Warm and soft. Bulbs in the 2700-3000K range flatter pastels and make blush and cream glow, while cool white light washes them out and makes them look gray. Natural daylight from a window is ideal. For ambient accents, keep them gentle — fairy lights, a soft glow strip, or a cute cloud or neon-style light add dreamy atmosphere. If you use RGB, run it at low, pastel saturation rather than vivid full color, which fights the soft aesthetic.
How much does a pink pastel gaming setup cost?
A basic pastel transformation — desk mat, custom keycaps, a soft light, a few decor pieces — runs about $70-$140 in accessories on top of gear you own. A coordinated mid-range build with a pastel desk, mechanical keyboard, matching mouse and headset, and lighting lands around $250-$500. A full statement build with a pastel chair, PC case, and curved monitor can run $800-$2,000+. The best approach is to build gradually: start with one element like a desk mat or keycaps and grow the palette over time.

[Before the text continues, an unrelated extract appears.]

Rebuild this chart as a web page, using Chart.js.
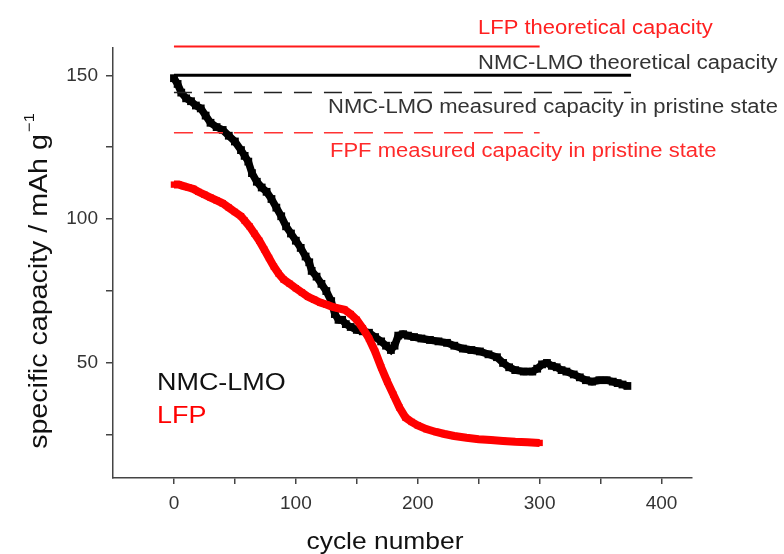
<!DOCTYPE html>
<html>
<head>
<meta charset="utf-8">
<script src="https://cdn.jsdelivr.net/npm/chart.js@4"></script>
<style>
  html, body { margin: 0; padding: 0; background: #fff; }
  canvas { display: block; }
</style>
</head>
<body>
<canvas id="capacityChart" width="784" height="554"></canvas>
<script>
// cycling data
const nmcCycles = [0, 3, 6, 10, 14, 18, 22, 26, 30, 35, 40, 45, 50, 55, 58, 61, 64, 68, 72, 76, 80, 84, 88, 92, 96, 100,
  104, 108, 111, 113, 117, 121, 125, 129, 132, 135, 138, 141, 145, 150, 155, 160, 165, 170, 174, 178, 181, 184, 188,
  192, 197, 203, 210, 217, 224, 230, 237, 244, 251, 258, 265, 270, 275, 280, 287, 294, 298, 302, 306, 310, 314, 318,
  322, 328, 333, 338, 343, 349, 355, 360, 364, 368, 372];
const nmcCapacity = [149, 147, 144, 142, 141, 139.5, 138.5, 136, 133.5, 132, 131, 129, 127, 124, 122, 120, 116, 113, 111,
  109.5, 107, 104, 101, 97.5, 95, 92.5, 90, 87, 85, 82, 80, 77.5, 75, 71.5, 67, 65, 65, 63.5, 62.5, 61.5, 61, 60.5, 59,
  57.5, 56, 54.5, 56, 59.5, 60, 59.5, 59, 58.5, 58, 57.5, 57, 56, 55, 54.5, 54, 53, 52, 50, 48.5, 47.5, 47, 47, 48, 49.5,
  50, 49, 48.5, 47.5, 47, 46, 45, 44, 43.5, 44, 44, 43.5, 43, 42.5, 42];

const lfpCycles = [0, 4, 8, 12, 16, 20, 25, 30, 35, 40, 45, 50, 55, 58, 62, 66, 70, 74, 78, 82, 86, 90, 95, 100, 105, 110,
  115, 120, 125, 130, 135, 140, 145, 150, 155, 160, 165, 170, 175, 180, 185, 190, 195, 200, 207, 215, 222, 230, 240,
  250, 260, 270, 280, 290, 300];
const lfpCapacity = [112, 112, 111.5, 111, 110.5, 109.5, 108.5, 107.5, 106.5, 105.5, 104, 102.5, 101, 99.5, 97.5, 95, 92.5,
  89.5, 86.5, 83.5, 81, 79, 77.5, 76, 74.5, 73, 72, 71, 70.3, 69.5, 69, 68.5, 67, 65, 62, 58.5, 54, 48.5, 43.5, 39, 34.5,
  31, 29.5, 28.3, 27, 26, 25.3, 24.6, 24, 23.5, 23.2, 22.9, 22.6, 22.4, 22.2];

// reference capacities
const refNames = ["LFP theoretical capacity", "NMC-LMO theoretical capacity",
  "NMC-LMO measured capacity in pristine state", "FPF measured capacity in pristine state"];
const refValues = [160, 150, 144, 130];
const refEnds = [300, 375, 375, 300];

const xTicks = [0, 50, 100, 150, 200, 250, 300, 350, 400];
const yTicks = [25, 50, 75, 100, 125, 150];

const refStyles = [
  { color: "#ff1a1a", width: 2, dash: [] },
  { color: "#000000", width: 3, dash: [] },
  { color: "#222222", width: 1.5, dash: [18, 12] },
  { color: "#ff3333", width: 1.5, dash: [19, 11] },
];

const toPoints = (xs, ys) => xs.map((x, i) => ({ x: x, y: ys[i] }));

const datasets = refNames.map((name, i) => ({
  label: name,
  data: [{ x: 0, y: refValues[i] }, { x: refEnds[i], y: refValues[i] }],
  showLine: true,
  borderColor: refStyles[i].color,
  borderWidth: refStyles[i].width,
  borderDash: refStyles[i].dash,
  pointRadius: 0,
  clip: false,
}));

datasets.push({
  label: "LFP",
  data: toPoints(lfpCycles, lfpCapacity),
  showLine: true,
  borderColor: "#ff0000",
  backgroundColor: "#ff0000",
  borderWidth: 8,
  pointStyle: "rect",
  pointRadius: 4.5,
  pointBorderWidth: 0,
});
datasets.push({
  label: "NMC-LMO",
  data: toPoints(nmcCycles, nmcCapacity),
  showLine: true,
  borderColor: "#000000",
  backgroundColor: "#000000",
  borderWidth: 7.5,
  pointStyle: "rect",
  pointRadius: 5.5,
  pointBorderWidth: 0,
});

const FONT = "'Liberation Sans', Arial, sans-serif";

function drawText(ctx, text, x, y, size, color, sx) {
  ctx.save();
  ctx.font = size + "px " + FONT;
  ctx.fillStyle = color;
  ctx.textBaseline = "alphabetic";
  ctx.translate(x, y);
  ctx.scale(sx, 1);
  ctx.fillText(text, 0, 0);
  ctx.restore();
}

const labelsPlugin = {
  id: "labels",
  afterDraw(chart) {
    const ctx = chart.ctx;
    const s = 1.1;
    drawText(ctx, refNames[0], 478, 34, 20, "#ff2020", s);
    drawText(ctx, refNames[1], 478, 69, 20, "#333333", s);
    drawText(ctx, refNames[2], 328, 113, 20, "#333333", s);
    drawText(ctx, refNames[3], 330, 157, 20, "#ff2a2a", s);
    drawText(ctx, "NMC-LMO", 157, 390, 24.5, "#111111", s);
    drawText(ctx, "LFP", 157, 423, 24.5, "#ff0000", s);

    // x axis title
    ctx.save();
    ctx.font = "24px " + FONT;
    const cw = ctx.measureText("cycle number").width * s;
    ctx.restore();
    drawText(ctx, "cycle number", 385 - cw / 2, 549, 24, "#111111", s);

    // y axis title with superscript
    ctx.save();
    ctx.translate(47, 281);
    ctx.rotate(-Math.PI / 2);
    ctx.scale(s, 1);
    ctx.fillStyle = "#111111";
    ctx.font = "26px " + FONT;
    const main = "specific capacity / mAh g";
    const w1 = ctx.measureText(main).width;
    ctx.font = "15px " + FONT;
    const w2 = ctx.measureText("\u22121").width;
    const x0 = -(w1 + w2 + 2) / 2;
    ctx.font = "26px " + FONT;
    ctx.fillText(main, x0, 0);
    ctx.font = "15px " + FONT;
    ctx.fillText("\u22121", x0 + w1 + 2, -13);
    ctx.restore();
  },
};

new Chart(document.getElementById("capacityChart").getContext("2d"), {
  type: "scatter",
  data: { datasets: datasets },
  plugins: [labelsPlugin],
  options: {
    responsive: false,
    animation: false,
    layout: { padding: { top: 48, right: 92, bottom: 0, left: 0 } },
    plugins: {
      legend: { display: false },
      tooltip: { enabled: false },
    },
    scales: {
      x: {
        type: "linear",
        min: -50,
        max: 425,
        afterFit: (scale) => { scale.height = 76; },
        afterBuildTicks: (scale) => { scale.ticks = xTicks.map((v) => ({ value: v })); },
        border: { display: true, color: "#444444", width: 1.5 },
        grid: { display: true, drawOnChartArea: false, drawTicks: true, tickLength: 6, color: "#444444", lineWidth: 1.5 },
        ticks: {
          autoSkip: false,
          maxRotation: 0,
          padding: 8,
          color: "#333333",
          font: { family: FONT, size: 19 },
          callback: (v) => (v % 100 === 0 ? v : ""),
        },
      },
      y: {
        type: "linear",
        min: 10,
        max: 159.5,
        afterFit: (scale) => { scale.width = 113; },
        afterBuildTicks: (scale) => { scale.ticks = yTicks.map((v) => ({ value: v })); },
        border: { display: true, color: "#444444", width: 1.5 },
        grid: { display: true, drawOnChartArea: false, drawTicks: true, tickLength: 7, color: "#444444", lineWidth: 1.5 },
        ticks: {
          autoSkip: false,
          padding: 8,
          color: "#333333",
          font: { family: FONT, size: 19 },
          callback: (v) => (v % 50 === 0 ? v : ""),
        },
      },
    },
  },
});
</script>
</body>
</html>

Should I get a glossy or matte pink desk?
Matte, in most cases. Glossy pink surfaces show dust and fingerprints quickly and catch harsh reflections that break the soft pastel look, so they demand more maintenance to stay photogenic. Matte finishes hold the calm, soft quality pastels are about and stay looking clean with far less effort. The same goes for peripherals and mats — a matte version of a pastel color almost always photographs better and ages better than a glossy one.